After years of perfect eyesight the psychological acceptance of a worsening open-sight picture is difficult but the seriousness of the defect is widely over-estimated. Expenditure of extra eye concentration effort to try to counteract this mild defect is actually counter-productive. Given the use of an eye lens of optimum focal length (if needed) and open sights which permit the use of a reasonably 6 o’clock aim, the contribution to group size diameter (error) arising from aiming errors will be small compared with the contributions arising from poor sear release etc. Quite a large aiming error is needed to shift a potential 10 to an 8, but a perfect aim and a snatched trigger will easily shift it to a 6! This truth is obscured in Enfield shooting for statistical reasons. If the rifle is capable of grouping within the 8 ring, any perfectly aimed shot has a good probability of being only an 8, and by the same token a badly aimed shot can turn up as a 10! It is not obscured in .22 rifle shooting because of the extra precision available. My own experience is that if one deliberately aims off the least amount that is observable, as a definite non-central aim, and then a little bit more, the result is likely to be no worse than a 9. Try it for yourself with a .22 rifle fired from a sand-bag rest.

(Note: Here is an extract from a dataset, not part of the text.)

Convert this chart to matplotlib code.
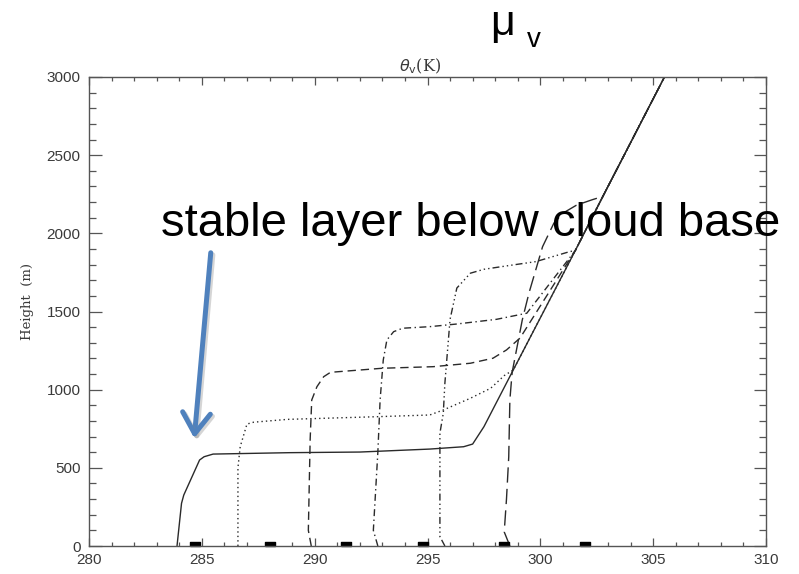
import matplotlib
matplotlib.use('Agg')
import matplotlib.pyplot as plt
from matplotlib.patches import FancyArrowPatch
from matplotlib.path import Path
from matplotlib.ticker import MultipleLocator
import matplotlib.patheffects as pe

# virtual potential temperature profiles (theta_v in K, height in m), one per time
theta_solid = [283.9, 284.1, 284.2, 284.9, 285.1, 285.5, 288.9, 292.0, 295.1, 296.6, 297.0, 297.5]
z_solid = [0, 273, 326, 550, 571, 588, 597, 601, 620, 635, 652, 763]

theta_dot = [286.6, 286.6, 286.6, 286.7, 287.0, 287.3, 288.8, 292.75, 295.1, 295.7, 296.9, 297.8, 298.4]
z_dot = [0, 150, 500, 635, 780, 792, 810, 827, 838, 870, 945, 1009, 1090]

theta_dash = [289.85, 289.72, 289.8, 289.87, 290.1, 290.4, 290.7, 293.0, 295.25, 296.9, 297.9, 298.5, 299.1]
z_dash = [0, 100, 680, 934, 1019, 1083, 1111, 1137, 1147, 1169, 1201, 1254, 1330]

theta_dashdot = [292.8, 292.6, 292.8, 292.9, 293.04, 293.2, 293.5, 293.9, 295.1, 296.3, 298.06, 299.4]
z_dashdot = [0, 100, 600, 934, 1190, 1318, 1371, 1393, 1403, 1420, 1450, 1489]

theta_dash3 = [295.77, 295.55, 295.55, 295.7, 295.77, 296.0, 296.3, 296.9, 297.5, 298.8, 299.8, 301.3]
z_dash3 = [0, 60, 722, 849, 1041, 1450, 1650, 1745, 1770, 1798, 1819, 1883]

theta_long = [298.65, 298.4, 298.5, 298.6, 298.65, 298.75, 299.2, 299.5, 300.1, 300.6, 301.0, 301.6, 302.3]
z_long = [0, 90, 300, 570, 934, 1110, 1446, 1620, 1915, 2065, 2129, 2180, 2215]

# free atmosphere above the inversions, shared by all profiles
theta_free = [298.8, 301.55, 302.77, 305.5]
z_free = [1126, 1890, 2236, 3000]

# small time marks along the bottom axis
theta_marks = [284.7, 288.0, 291.4, 294.8, 298.4, 302.0]

profiles = [
    (theta_solid, z_solid, None),
    (theta_dot, z_dot, (1, 2.2)),
    (theta_dash, z_dash, (6, 3.5)),
    (theta_dashdot, z_dashdot, (5, 2.5, 1, 2.5)),
    (theta_dash3, z_dash3, (5, 2.2, 1, 2.2, 1, 2.2, 1, 2.2)),
    (theta_long, z_long, (11, 4.5)),
]

fig = plt.figure(figsize=(7.99, 5.74), dpi=100)
ax = fig.add_axes([89 / 799, 28 / 574, 677 / 799, 469 / 574])

ink = '#2a2a2a'
for th, z, dashes in profiles:
    xs = list(th)
    ys = list(z)
    for tf, zf in zip(theta_free, z_free):
        if zf > ys[-1]:
            xs.append(tf)
            ys.append(zf)
    line, = ax.plot(xs, ys, color=ink, lw=1.0)
    if dashes is not None:
        line.set_dashes(dashes)

mark = Path([(-1, -0.45), (1, -0.45), (1, 0.45), (-1, 0.45), (-1, -0.45)])
ax.plot(theta_marks, [12] * len(theta_marks), ls='none', marker=mark,
        markersize=7.5, color='black', clip_on=False)

ax.set_xlim(280, 310)
ax.set_ylim(0, 3000)
ax.xaxis.set_major_locator(MultipleLocator(5))
ax.xaxis.set_minor_locator(MultipleLocator(1))
ax.yaxis.set_major_locator(MultipleLocator(500))
ax.yaxis.set_minor_locator(MultipleLocator(100))
ax.tick_params(which='both', direction='in', top=True, right=True, color='#555555', width=0.9)
ax.tick_params(axis='x', which='major', length=6, pad=5)
ax.tick_params(axis='x', which='minor', length=3)
ax.tick_params(axis='y', which='major', length=9, pad=6)
ax.tick_params(axis='y', which='minor', length=5)
for lab in ax.get_xticklabels() + ax.get_yticklabels():
    lab.set_fontfamily('Liberation Sans')
    lab.set_fontsize(11)
    lab.set_color('#3a3a3a')
for sp in ax.spines.values():
    sp.set_color('#555555')
    sp.set_linewidth(1.0)

fig.text(27 / 799, 1 - 302 / 574, 'Height  (m)', rotation=90, ha='center', va='center',
         family='DejaVu Serif', fontsize=9.5, color='#3a3a3a')
fig.text(420 / 799, 1 - 66 / 574, r'$\theta_{\mathrm{v}}$(K)', ha='center', va='center',
         family='DejaVu Serif', fontsize=11.5, color='#3a3a3a')

# header symbol
fig.text(490 / 799, 1 - 35 / 574, 'μ', family='Liberation Sans', fontsize=31,
         ha='left', va='baseline', color='black')
fig.text(527 / 799, 1 - 47 / 574, 'v', family='Liberation Sans', fontsize=20,
         ha='left', va='baseline', color='black')

fig.text(161 / 799, 1 - 236 / 574, 'stable layer below cloud base', family='Liberation Sans',
         fontsize=34, ha='left', va='baseline', color='black')

arrow = FancyArrowPatch((211 / 799, 1 - 250 / 574), (194 / 799, 1 - 441 / 574),
                        transform=fig.transFigure,
                        arrowstyle='->,head_length=0.75,head_width=0.5',
                        mutation_scale=20, lw=3.6, color='#4f81bd',
                        path_effects=[pe.SimpleLineShadow(offset=(1.5, -1.5), shadow_color='#888888', alpha=0.35),
                                      pe.Normal()])
fig.add_artist(arrow)

fig.savefig('out.png', dpi=100)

At the moment, in Enfield shooting, a competent shot is having to count some 8’s along with his 9’s and 10’s. To score 90 he has to fluke as many 10’s as he gets 8’s. Closing the group, in order to get those 8’s half over the 9 ring will also sometimes push the occasional 9 into the bull. To do this he has to improve everything (eg bullet/powder/bore marriage, holding, breathing technique, triggering, aiming precision) and trying to get to the ultimate in aiming precision will probably make the least contribution, until he has got the other things as right as possible. Getting the priorities right and apportioning one’s concentration correctly between the various needs will make for the higher score. At least, that is how I see it

Now, having looked at a problem presented by an ageing eye lined up with open sights and an aiming mark – a problem which I propose is not as serious as one might think – let us go into a little more detail.

With age the extent to which the eye-lens can be flexed in order to produce a variation in its focal length (strength) progressively reduces. Thus, when I was 10 I could focus sharply on all objects between infinity and 5 inches from the eye. Nowadays I can focus on all objects between infinity and 10 feet from the eye. I need reading glasses of course, whereby the eye lens system is artificially strengthened and a sharp image of print can be brought to focus on the retina. However, with reading glasses on I can no longer focus objects at infinity because I cannot then sufficiently unstrengthen my eye lens by muscular effort (100 yards and on, is ‘infinity’ for practical optical purposes). The aiming mark at 100 yards is a very vague blur seen through reading glasses. If I use a lens weaker than is required for reading but which just enables me to bring the Enfield foresight comfortably into sharp focus when I am in the firing position, the aiming mark at 100 yards is slightly fuzzy. It is going to get worse as the eye lens gets more and more inflexible as it ages further, but the distress is psychological more than a seriously debilitating optical fault so I am getting myself used to it.

Thus, I now have a choice. Without glasses I see a fuzzy foresight and a sharp aiming mark, and with optimum glasses I have a sharp foresight and a fuzzy aiming mark. Which is the best choice? The answer is definitely the latter. Consider, in the first choice a misplacement of the indistinct foresight in the overall aiming picture is possibly due to it being indistinctly set in an indistinct rear sight. Say the misplacement error due to fuzz is 50 thousandths of an inch. If the foresight is one yard from the eye the shot-position error at 100 yards is going to be 5 inches; quite a disastrously bad shot. In the second choice, the error is due to fuzziness of the aiming mark and the clear foresight can be misplaced ie placed differently in or near the fuzzy area, from shot to shot. However, the judgment from shot to shot, as to where the effective boundary of the aiming mark really is, is not likely to have an error of more than one inch on the target face. The 10 you might have got with one judgment will be no worse than a 9 with another judgment of the fuzz. So, get a lens of the right strength, see the foresight clearly and go on hitting the pale-grey, shaggy-carpeted football right near the middle, right up to cease-fire or Gabriel’s toot.